Racial Capitalism & Intellectual Property Protections
This is an 8 part series on Racial Capitalism and the 2021 September-October LD Topic about WTO intellectual property protections for medicines.
In part 1, Nae begins to talk about what he predicts will be one of the most popular kritiks on the topic (hint: it is). If you want to get some background information on racial capitalism as a whole before watching this series, I highly recommend watching Taylor Brough's 3 part Racial Capitalism videos on this channel. Nae talks about the connection between the WTO and investment in different corporate institutions and how corporations leverage that investment. Nae suggests looking into how intellectual property transforms knowledge to create bare necessities like medicine to pathologize who is in control through science. The way we think about medicine changes the way we invest in medicine. Medical development and intellectual property are based on the history of outsourcing, unethical experiments, or erasure of black history like Henrietta Lacks.

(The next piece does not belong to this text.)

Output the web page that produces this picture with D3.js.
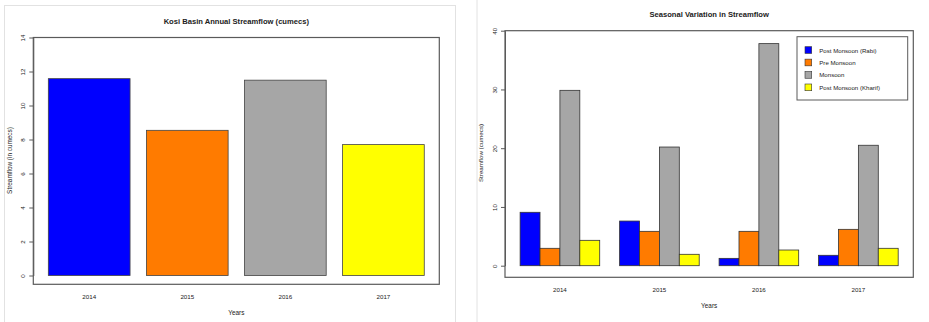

In part 2, Nae goes through what your priorities should be when reading Racial Cap against policy/larp teams. First, Nae recommends an in-depth investment in the kritiking the type of advantages debaters will read on this resolution. Nae predicts policy teams having a small, not very diverse portfolio of impacts and the Racial Cap K being able to take advantage of this for your package your link and framework arguments. Nae recommends a thesis that says why the particularities of the plan doesn't matter because the entire field of the resolution is wrong. Nae breaks down the framework portion of the debate. He recommends starting with why the field of intellectual property is already anti-black. This part of the video is a must watch. Nae ends the video by contextualizing the framework portion of the debate with the thesis.
In part 3, Nae continues talks about the racial capitalism on the September/October LD topic. Nae suggests watching a video series on the policy water resolution and racial cap that I don't think I've released yet. Taylor Brough has a 3 part series on Racial Cap that was released around a month ago on this channel that should provide the same base layer level of understanding Nae suggests having to understand the content of this video. To start the link and permutation debate, Nae recommends watching the video before this, specifically the thesis part. Links to the values of their advantages is important because it makes the debate not about their plan text. When answering the perm, you should focus on why the world ordering they have destroys the ability to resist capitalism.

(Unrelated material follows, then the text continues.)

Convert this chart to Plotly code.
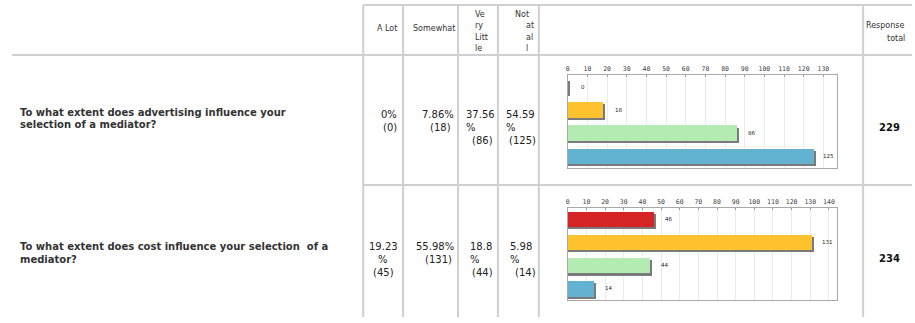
import plotly.graph_objects as go

W, H = 915, 323

# ---------------- data ----------------
questions = [
    ["To what extent does advertising influence your", "selection of a mediator?"],
    ["To what extent does cost influence your selection  of a", "mediator?"],
]
answers = ["A Lot", "Somewhat", "Very Little", "Not at all"]
pct_q1 = ["0%", "7.86%", "37.56%", "54.59%"]
cnt_q1 = [0, 18, 86, 125]
pct_q2 = ["19.23%", "55.98%", "18.8%", "5.98%"]
cnt_q2 = [45, 131, 44, 14]
bars_q1 = [0, 18, 86, 125]      # values drawn in the small bar chart
bars_q2 = [46, 131, 44, 14]
totals = [229, 234]
tick_step = 10

bar_colors = ["#D42426", "#FDC22E", "#B3EBB3", "#64B2D1"]
shadow_color = "#7A7A7A"
line_color = "#CFCFCF"
text_color = "#222222"

# ---------------- helpers ----------------
def px(x):
    return x / W

def py(y):
    return 1 - y / H

annotations = []
shapes = []

def text(t, x, y, anchor="left", size=10, bold=False, family="DejaVu Sans", color=text_color):
    annotations.append(dict(
        text=f"<b>{t}</b>" if bold else t,
        x=px(x), y=py(y), xref="paper", yref="paper",
        xanchor=anchor, yanchor="middle", showarrow=False,
        font=dict(family=family, size=size, color=color),
    ))

def hline(x0, x1, y, w=2):
    shapes.append(dict(type="line", xref="paper", yref="paper",
                       x0=px(x0), x1=px(x1), y0=py(y), y1=py(y),
                       line=dict(color=line_color, width=w)))

def vline(x, y0, y1, w=2):
    shapes.append(dict(type="line", xref="paper", yref="paper",
                       x0=px(x), x1=px(x), y0=py(y0), y1=py(y1),
                       line=dict(color=line_color, width=w)))

# ---------------- table grid ----------------
col_edges = [362, 402, 457, 497, 538, 863]
top_y, head_y, row_sep_y, bottom_y = 5, 55, 185, 317
for cx in col_edges:
    vline(cx, top_y, bottom_y)
hline(362, 912, top_y)
hline(10, 912, head_y)
hline(362, 912, row_sep_y)

# ---------------- header ----------------
hdr = 8
hdr_col = "#333333"
text("A Lot", 398, 28, "right", hdr, color=hdr_col)
text("Somewhat", 456, 28, "right", hdr, color=hdr_col)
for t, x, y, a in [("Ve", 486, 14, "right"), ("ry", 472, 25.5, "left"),
                   ("Litt", 472, 37, "left"), ("le", 472, 48.5, "left")]:
    text(t, x, y, a, hdr, color=hdr_col)
for t, x, y, a in [("Not", 512, 14, "left"), ("at", 523, 25.5, "left"),
                   ("al", 523, 37, "left"), ("l", 523, 48.5, "left")]:
    text(t, x, y, a, hdr, color=hdr_col)
text("Response", 907, 25, "right", hdr, color=hdr_col)
text("total", 907, 38, "right", hdr, color=hdr_col)

# ---------------- questions ----------------
q_y = [(112, 124), (246, 259)]
for q, (y1, y2) in zip(questions, q_y):
    text(q[0], 16, y1, "left", 10, bold=True, color="#333333")
    text(q[1], 16, y2, "left", 10, bold=True, color="#333333")

# ---------------- percentage cells ----------------
def cell_lines(p, c, split):
    if split:
        return [p[:-1], "%", f"({c})"]
    return [p, f"({c})"]

cell_layout = [
    (114, 13.5, [
        (False, [(398, "right"), (398, "right")]),
        (False, [(455, "right"), (452, "right")]),
        (True, [(463, "left"), (463, "left"), (494.5, "right")]),
        (True, [(503, "left"), (503, "left"), (537.5, "right")]),
    ]),
    (247, 12.5, [
        (True, [(382, "center"), (382, "center"), (382, "center")]),
        (False, [(455, "right"), (453, "right")]),
        (True, [(467, "left"), (467, "left"), (494.5, "right")]),
        (True, [(507, "left"), (507, "left"), (537, "right")]),
    ]),
]
for (pcts, cnts), (y0, dy, cols) in zip([(pct_q1, cnt_q1), (pct_q2, cnt_q2)], cell_layout):
    for p, c, (split, pos) in zip(pcts, cnts, cols):
        for i, (ln, (x, a)) in enumerate(zip(cell_lines(p, c, split), pos)):
            text(ln, x, y0 + i * dy, a, 10)

# ---------------- totals ----------------
for tot, y in zip(totals, [127, 258.5]):
    text(str(tot), 889, y, "center", 10, bold=True, color="#111111")

# ---------------- bar charts ----------------
fig = go.Figure()
cats = list(range(len(answers)))
charts = [
    (bars_q1, "x", "y", 137.0, (75, 168)),
    (bars_q2, "x2", "y2", 144.4, (207.5, 300)),
]
bw = 0.66
shadow_dy = 0.09
for vals, xa, ya, xmax, _ in charts:
    unit = xmax / (837 - 567)        # data units per pixel
    fig.add_trace(go.Bar(
        x=[v + 2 * unit for v in vals], y=cats, orientation="h",
        marker=dict(color=shadow_color, line=dict(width=0)),
        width=bw, offset=-bw / 2 + shadow_dy,
        xaxis=xa, yaxis=ya, hoverinfo="skip", showlegend=False,
    ))
    fig.add_trace(go.Bar(
        x=vals, y=cats, orientation="h",
        marker=dict(color=bar_colors, line=dict(width=0)),
        width=bw, offset=-bw / 2,
        xaxis=xa, yaxis=ya, hoverinfo="skip", showlegend=False,
    ))
    for v, c in zip(vals, cats):
        fig.add_annotation(
            x=v, y=c, xref=xa, yref=ya, text=str(v), showarrow=False,
            xshift=15, xanchor="center", yanchor="middle",
            font=dict(family="DejaVu Sans", size=5.5, color="#222222"),
        )

x_common = dict(
    side="top", dtick=tick_step, tick0=0, showgrid=True, gridcolor="#EBEBEB",
    gridwidth=1, zeroline=False, showline=True, linecolor="#A8A8A8", linewidth=1,
    mirror=True, ticks="inside", ticklen=2, tickcolor="#999999",
    tickfont=dict(family="DejaVu Sans Mono", size=6.5, color="#444444"),
    fixedrange=True,
)
y_common = dict(
    showticklabels=False, showgrid=False, zeroline=False, showline=True,
    linecolor="#A8A8A8", linewidth=1, mirror=True, ticks="",
    autorange=False, fixedrange=True,
)

layout_axes = {}
for i, (vals, xa, ya, xmax, (ytop, ybot)) in enumerate(charts):
    sx = "xaxis" if i == 0 else "xaxis2"
    sy = "yaxis" if i == 0 else "yaxis2"
    layout_axes[sx] = dict(x_common, range=[0, xmax], domain=[px(567), px(837)],
                           anchor=ya)
    layout_axes[sy] = dict(y_common, range=[len(cats) - 0.5, -0.5],
                           domain=[py(ybot), py(ytop)], anchor=xa)

fig.update_layout(
    width=W, height=H, margin=dict(l=0, r=0, t=0, b=0),
    paper_bgcolor="white", plot_bgcolor="white",
    barmode="overlay", bargap=0,
    shapes=shapes, **layout_axes,
)
for a in annotations:
    fig.add_annotation(a)

fig.write_html("out.html")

In part 4, Nae talks about answering Racial Capitalism from the perspective of a policy/larp aff.
In part 5, Nae talks more about how to answer racial capitalism. First, Nae begins discussing link arguments. Medicine as a bare necessity for how people can access life or death is an interesting place to start your link defense. Access to medicine allows people to have the ability to create resistance against capitalism in the first place and opens up for non-government level alternatives. This has material consequences that you can weigh against the alternative and its solvency.

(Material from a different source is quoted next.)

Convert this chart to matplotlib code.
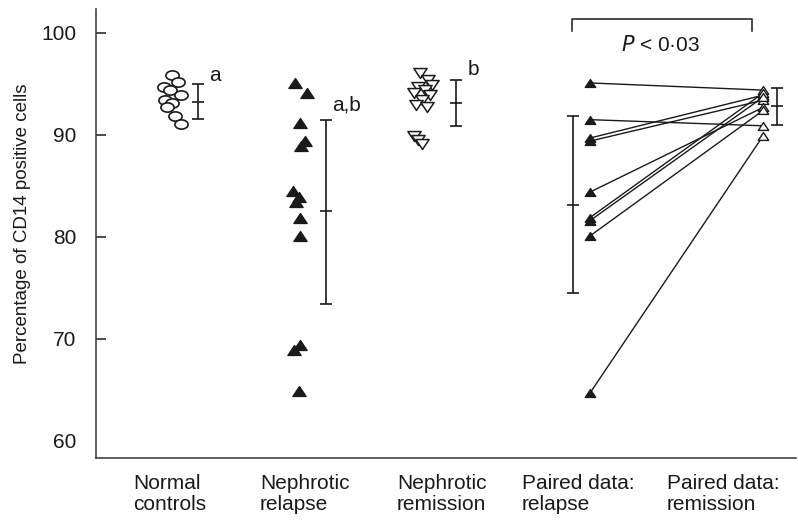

In part 6, Nae talks about Racial Capitalism as an affirmative strategy on the 2021 September-October LD Topic. If you're interested in reading a Racial Cap Aff, this is a must watch.
In part 7, Nae starts by talking about why Racial Capitalism is such a good argument on the LD topic because it has endemic responses to all of the core arguments people make the topic. Nae thinks Racial Capitalism is really good against a lot of criticisms because it throws a curveball against the generic arguments most teams read against the generic capitalism/mark kritik. It is also good against criticisms because it has great arguments for framework in terms of why the debate and classroom are procedurally important. Nae highly suggests teams consider impact turning racial cap when answering it.
In the final part of this 8 part video series on Racial Capitalism and Intellectual Property Protections, Nae talks about answering racial cap affs. Nae suggests making a hard push on the internal link between the affirmative's ability to resolve the impacts they claim to solve. There is not a one to one correlation between the affirmative and resolving all of racial capitalism. Nae suggests finding which parts of your offense against Marxist theory still apply because some of them have to still apply and be ground for the negative. Nae also recommends taking up an impact framing strategy. From a T/Framework standpoint, you should start with the limits debate in a similar way to how you should handle the internal link.